What this task involves.
Write each line of the material exactly as given, from the top through the line that contains "linewidth=1.7, ax=ax, legend=False, clip_on=False)", and omit all pictures.

Material provided.
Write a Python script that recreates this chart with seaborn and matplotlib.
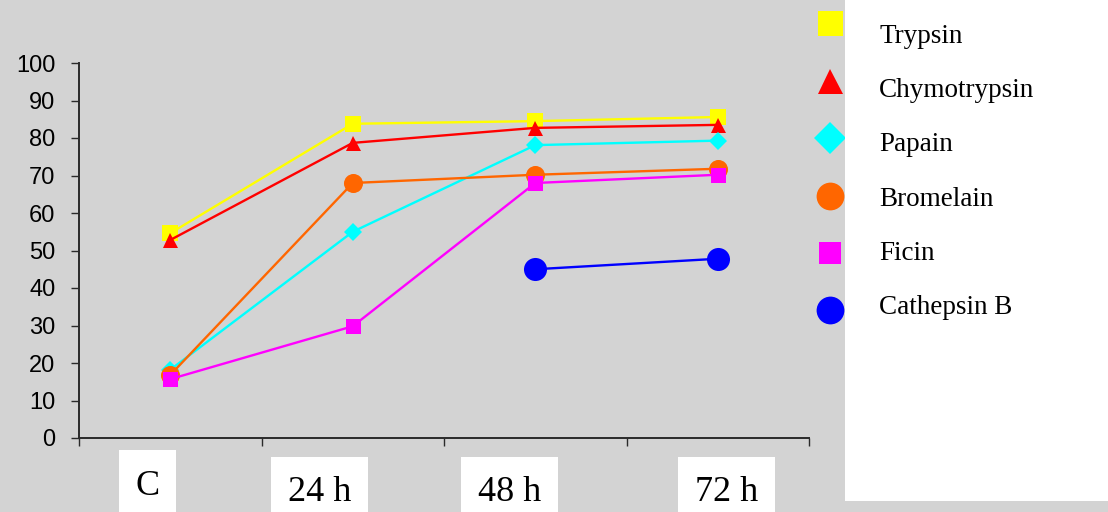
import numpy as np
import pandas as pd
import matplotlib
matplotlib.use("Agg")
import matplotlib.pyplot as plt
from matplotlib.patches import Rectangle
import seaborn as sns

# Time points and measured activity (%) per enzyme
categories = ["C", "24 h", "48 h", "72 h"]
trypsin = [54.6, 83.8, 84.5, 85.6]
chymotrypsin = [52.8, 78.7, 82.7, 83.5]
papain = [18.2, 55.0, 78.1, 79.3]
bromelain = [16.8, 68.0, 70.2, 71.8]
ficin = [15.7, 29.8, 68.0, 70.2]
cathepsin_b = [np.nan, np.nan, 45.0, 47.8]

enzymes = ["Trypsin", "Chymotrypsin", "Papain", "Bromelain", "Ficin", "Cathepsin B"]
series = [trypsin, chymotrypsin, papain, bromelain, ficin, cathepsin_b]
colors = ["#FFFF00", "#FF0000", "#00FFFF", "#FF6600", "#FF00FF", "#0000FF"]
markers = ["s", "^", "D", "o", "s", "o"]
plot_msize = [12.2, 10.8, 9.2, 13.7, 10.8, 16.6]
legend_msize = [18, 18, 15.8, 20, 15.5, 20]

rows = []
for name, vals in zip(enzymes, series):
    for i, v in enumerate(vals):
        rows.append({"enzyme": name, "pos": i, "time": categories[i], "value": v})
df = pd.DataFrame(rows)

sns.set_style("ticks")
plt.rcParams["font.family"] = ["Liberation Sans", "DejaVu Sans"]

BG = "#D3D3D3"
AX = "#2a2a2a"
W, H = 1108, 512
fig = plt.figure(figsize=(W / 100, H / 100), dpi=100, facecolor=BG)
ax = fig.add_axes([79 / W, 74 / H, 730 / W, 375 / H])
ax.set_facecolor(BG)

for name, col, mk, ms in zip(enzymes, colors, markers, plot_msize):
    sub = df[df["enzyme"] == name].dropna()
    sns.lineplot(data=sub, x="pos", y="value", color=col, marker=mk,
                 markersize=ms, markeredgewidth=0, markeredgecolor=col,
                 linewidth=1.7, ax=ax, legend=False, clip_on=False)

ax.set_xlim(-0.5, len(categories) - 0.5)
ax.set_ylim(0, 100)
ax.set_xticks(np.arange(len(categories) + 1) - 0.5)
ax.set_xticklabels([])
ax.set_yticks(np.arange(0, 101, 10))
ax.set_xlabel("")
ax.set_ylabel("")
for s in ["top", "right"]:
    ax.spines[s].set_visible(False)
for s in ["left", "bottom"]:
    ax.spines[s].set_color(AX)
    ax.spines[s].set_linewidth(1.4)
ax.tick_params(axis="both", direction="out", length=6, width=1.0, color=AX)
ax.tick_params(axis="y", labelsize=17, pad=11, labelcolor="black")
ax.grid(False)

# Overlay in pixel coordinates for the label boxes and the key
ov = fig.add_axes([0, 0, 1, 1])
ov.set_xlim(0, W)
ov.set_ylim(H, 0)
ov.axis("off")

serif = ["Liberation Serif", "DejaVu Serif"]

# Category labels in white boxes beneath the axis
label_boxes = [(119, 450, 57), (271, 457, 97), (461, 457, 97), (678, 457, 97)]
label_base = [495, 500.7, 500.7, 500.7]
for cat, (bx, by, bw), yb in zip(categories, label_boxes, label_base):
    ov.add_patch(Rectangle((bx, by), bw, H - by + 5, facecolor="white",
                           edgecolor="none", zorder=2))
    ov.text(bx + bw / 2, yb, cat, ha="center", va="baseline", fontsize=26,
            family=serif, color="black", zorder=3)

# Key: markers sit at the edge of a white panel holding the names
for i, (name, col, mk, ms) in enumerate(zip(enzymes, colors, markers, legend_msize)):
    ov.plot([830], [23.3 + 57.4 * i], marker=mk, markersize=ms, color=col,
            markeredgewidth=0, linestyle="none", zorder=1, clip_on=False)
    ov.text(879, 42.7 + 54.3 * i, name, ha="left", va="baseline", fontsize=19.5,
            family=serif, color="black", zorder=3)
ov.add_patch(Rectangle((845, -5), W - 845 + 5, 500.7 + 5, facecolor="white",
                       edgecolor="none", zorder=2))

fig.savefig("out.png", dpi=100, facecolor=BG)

Solution to the problem.
Write a Python script that recreates this chart with seaborn and matplotlib.
import numpy as np
import pandas as pd
import matplotlib
matplotlib.use("Agg")
import matplotlib.pyplot as plt
from matplotlib.patches import Rectangle
import seaborn as sns

# Time points and measured activity (%) per enzyme
categories = ["C", "24 h", "48 h", "72 h"]
trypsin = [54.6, 83.8, 84.5, 85.6]
chymotrypsin = [52.8, 78.7, 82.7, 83.5]
papain = [18.2, 55.0, 78.1, 79.3]
bromelain = [16.8, 68.0, 70.2, 71.8]
ficin = [15.7, 29.8, 68.0, 70.2]
cathepsin_b = [np.nan, np.nan, 45.0, 47.8]

enzymes = ["Trypsin", "Chymotrypsin", "Papain", "Bromelain", "Ficin", "Cathepsin B"]
series = [trypsin, chymotrypsin, papain, bromelain, ficin, cathepsin_b]
colors = ["#FFFF00", "#FF0000", "#00FFFF", "#FF6600", "#FF00FF", "#0000FF"]
markers = ["s", "^", "D", "o", "s", "o"]
plot_msize = [12.2, 10.8, 9.2, 13.7, 10.8, 16.6]
legend_msize = [18, 18, 15.8, 20, 15.5, 20]

rows = []
for name, vals in zip(enzymes, series):
    for i, v in enumerate(vals):
        rows.append({"enzyme": name, "pos": i, "time": categories[i], "value": v})
df = pd.DataFrame(rows)

sns.set_style("ticks")
plt.rcParams["font.family"] = ["Liberation Sans", "DejaVu Sans"]

BG = "#D3D3D3"
AX = "#2a2a2a"
W, H = 1108, 512
fig = plt.figure(figsize=(W / 100, H / 100), dpi=100, facecolor=BG)
ax = fig.add_axes([79 / W, 74 / H, 730 / W, 375 / H])
ax.set_facecolor(BG)

for name, col, mk, ms in zip(enzymes, colors, markers, plot_msize):
    sub = df[df["enzyme"] == name].dropna()
    sns.lineplot(data=sub, x="pos", y="value", color=col, marker=mk,
                 markersize=ms, markeredgewidth=0, markeredgecolor=col,
                 linewidth=1.7, ax=ax, legend=False, clip_on=False)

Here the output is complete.